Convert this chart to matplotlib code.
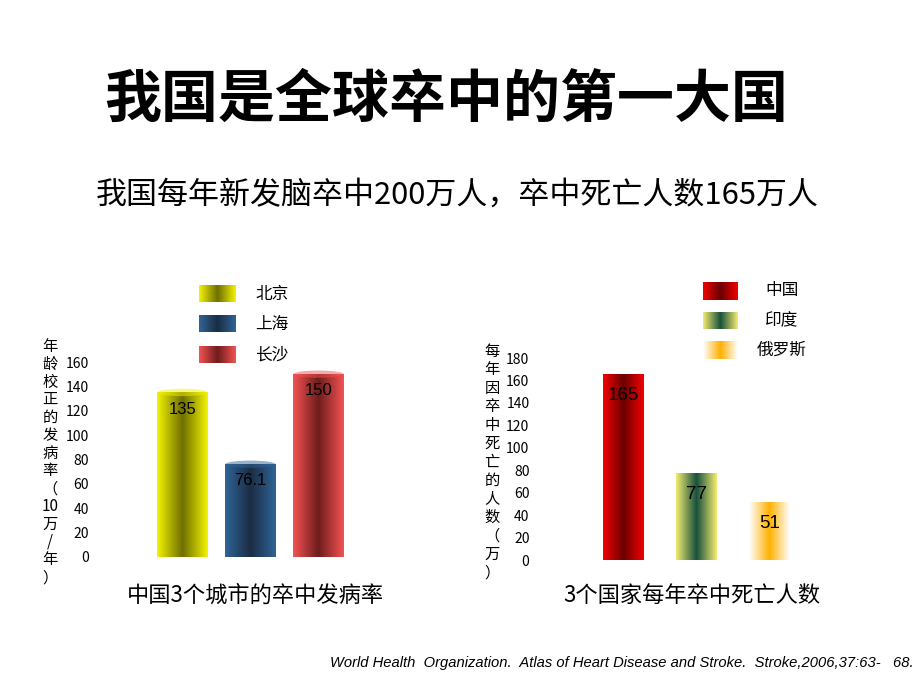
import numpy as np
import matplotlib
matplotlib.use("Agg")
import matplotlib.pyplot as plt
from matplotlib.colors import LinearSegmentedColormap
from matplotlib.patches import Ellipse

plt.rcParams['font.family'] = ['Noto Sans CJK SC', 'DejaVu Sans']

# Left chart: stroke incidence in 3 Chinese cities
cities = ["北京", "上海", "长沙"]
incidence = [135, 76.1, 150]
incidence_labels = ["135", "76.1", "150"]
left_ticks = [0, 20, 40, 60, 80, 100, 120, 140, 160]

# Right chart: yearly stroke deaths in 3 countries
countries = ["中国", "印度", "俄罗斯"]
deaths = [165, 77, 51]
death_labels = ["165", "77", "51"]
right_ticks = [0, 20, 40, 60, 80, 100, 120, 140, 160, 180]

# gradient (edge, centre, edge) per bar
left_grad = [("#f2f200", "#6e6e00"), ("#2f6496", "#1b2c44"), ("#f25252", "#6e1c1c")]
right_grad = [("#f20000", "#6a0000"), ("#f2ea70", "#16503c"), ("#ffffff", "#ffb000")]

W, H = 920, 690
fig = plt.figure(figsize=(9.2, 6.9), dpi=100)


def px_axes(x0, y0, x1, y1):
    # pixel box (top-left origin) -> figure axes
    return fig.add_axes([x0 / W, 1 - y1 / H, (x1 - x0) / W, (y1 - y0) / H])


def grad_img(edge, mid, n=64):
    cmap = LinearSegmentedColormap.from_list("g", [edge, mid, edge])
    return cmap(np.linspace(0, 1, n))[None, :, :]


def draw_grad_bars(ax, bars, grads, cap):
    for b, (edge, mid) in zip(bars, grads):
        x, w, h = b.get_x(), b.get_width(), b.get_height()
        b.set_facecolor("none")
        b.set_edgecolor("none")
        ax.imshow(grad_img(edge, mid), extent=[x, x + w, 0, h], aspect="auto",
                  interpolation="bilinear", zorder=2, clip_on=False)
        if cap:
            ax.add_patch(Ellipse((x + w / 2, h), w, cap, facecolor=edge,
                                 edgecolor="none", alpha=0.5, zorder=3, clip_on=False))


# Title and subtitle
fig.text(0.485, 1 - 100 / H, "我国是全球卒中的第一大国", ha="center", va="center",
         fontsize=41, fontweight="bold")
fig.text(0.497, 1 - 195 / H, "我国每年新发脑卒中200万人，卒中死亡人数165万人",
         ha="center", va="center", fontsize=22.3)

# Left chart
axl = px_axes(100, 362, 360, 557)
xl = np.arange(len(cities))
bars_l = axl.bar(xl, incidence, width=0.74)
draw_grad_bars(axl, bars_l, left_grad, cap=6)
axl.set_xlim(-1.21, 2.61)
axl.set_ylim(0, 160)
axl.set_yticks(left_ticks)
axl.set_xticks([])
axl.tick_params(axis="y", length=0, pad=8, labelsize=10)
for s in axl.spines.values():
    s.set_visible(False)
axl.patch.set_alpha(0)
for xi, v, lab in zip(xl, incidence, incidence_labels):
    axl.annotate(lab, (xi, v), xytext=(0, -12), textcoords="offset points",
                 ha="center", va="center", fontsize=12, family="Liberation Sans", zorder=5)

fig.text(50 / W, 1 - 462 / H, "\n".join(["年", "龄", "校", "正", "的", "发", "病", "率",
                                         "（", "10", "万", "/", "年", "）"]),
         ha="center", va="center", fontsize=11, linespacing=1.06)
fig.text(255 / W, 1 - 595 / H, "中国3个城市的卒中发病率", ha="center", va="center", fontsize=16)

# Right chart
axr = px_axes(535, 358, 805, 560)
xr = np.arange(len(countries))
bars_r = axr.bar(xr, deaths, width=0.56)
draw_grad_bars(axr, bars_r, right_grad, cap=0)
axr.set_xlim(-1.205, 2.49)
axr.set_ylim(0, 180)
axr.set_yticks(right_ticks)
axr.set_xticks([])
axr.tick_params(axis="y", length=0, pad=4, labelsize=10)
for s in axr.spines.values():
    s.set_visible(False)
axr.patch.set_alpha(0)
for xi, v, lab in zip(xr, deaths, death_labels):
    axr.annotate(lab, (xi, v), xytext=(0, -15), textcoords="offset points",
                 ha="center", va="center", fontsize=13.5, family="Liberation Sans", zorder=5)

fig.text(492 / W, 1 - 462 / H, "\n".join(["每", "年", "因", "卒", "中", "死", "亡", "的",
                                          "人", "数", "（", "万", "）"]),
         ha="center", va="center", fontsize=11, linespacing=1.11)
fig.text(692 / W, 1 - 595 / H, "3个国家每年卒中死亡人数", ha="center", va="center", fontsize=16)

# Legends (gradient swatches)
for i, (name, (edge, mid)) in enumerate(zip(cities, left_grad)):
    y0 = 285 + i * 30.5
    sw = px_axes(199, y0, 235, y0 + 17)
    sw.imshow(grad_img(edge, mid), aspect="auto", interpolation="bilinear")
    sw.axis("off")
    fig.text(255 / W, 1 - (y0 + 9) / H, name, ha="left", va="center", fontsize=12)

for i, (name, (edge, mid)) in enumerate(zip(countries, right_grad)):
    y0 = 282 + i * 29.5
    sw = px_axes(703, y0, 738, y0 + 18)
    sw.imshow(grad_img(edge, mid), aspect="auto", interpolation="bilinear")
    sw.axis("off")
    fig.text(782 / W, 1 - (y0 + 9) / H, name, ha="center", va="center", fontsize=12)

# Source
fig.text(330 / W, 1 - 663 / H,
         "World Health  Organization.  Atlas of Heart Disease and Stroke.  Stroke,2006,37:63-   68.",
         ha="left", va="center", fontsize=10.6, style="italic", family="Liberation Sans")

fig.savefig("out.png", dpi=100)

■ **TASK TO CARRY OUT**
Would you reproduce the lines above, from the very first through the line containing "return fig.add_axes([x0 /", exactly and without the pictures?

■ **SOLUTION TO THE PROBLEM**
Convert this chart to matplotlib code.
import numpy as np
import matplotlib
matplotlib.use("Agg")
import matplotlib.pyplot as plt
from matplotlib.colors import LinearSegmentedColormap
from matplotlib.patches import Ellipse

plt.rcParams['font.family'] = ['Noto Sans CJK SC', 'DejaVu Sans']

# Left chart: stroke incidence in 3 Chinese cities
cities = ["北京", "上海", "长沙"]
incidence = [135, 76.1, 150]
incidence_labels = ["135", "76.1", "150"]
left_ticks = [0, 20, 40, 60, 80, 100, 120, 140, 160]

# Right chart: yearly stroke deaths in 3 countries
countries = ["中国", "印度", "俄罗斯"]
deaths = [165, 77, 51]
death_labels = ["165", "77", "51"]
right_ticks = [0, 20, 40, 60, 80, 100, 120, 140, 160, 180]

# gradient (edge, centre, edge) per bar
left_grad = [("#f2f200", "#6e6e00"), ("#2f6496", "#1b2c44"), ("#f25252", "#6e1c1c")]
right_grad = [("#f20000", "#6a0000"), ("#f2ea70", "#16503c"), ("#ffffff", "#ffb000")]

W, H = 920, 690
fig = plt.figure(figsize=(9.2, 6.9), dpi=100)


def px_axes(x0, y0, x1, y1):
    # pixel box (top-left origin) -> figure axes
    return fig.add_axes([x0 / W, 1 - y1 / H, (x1 - x0) / W, (y1 - y0) / H])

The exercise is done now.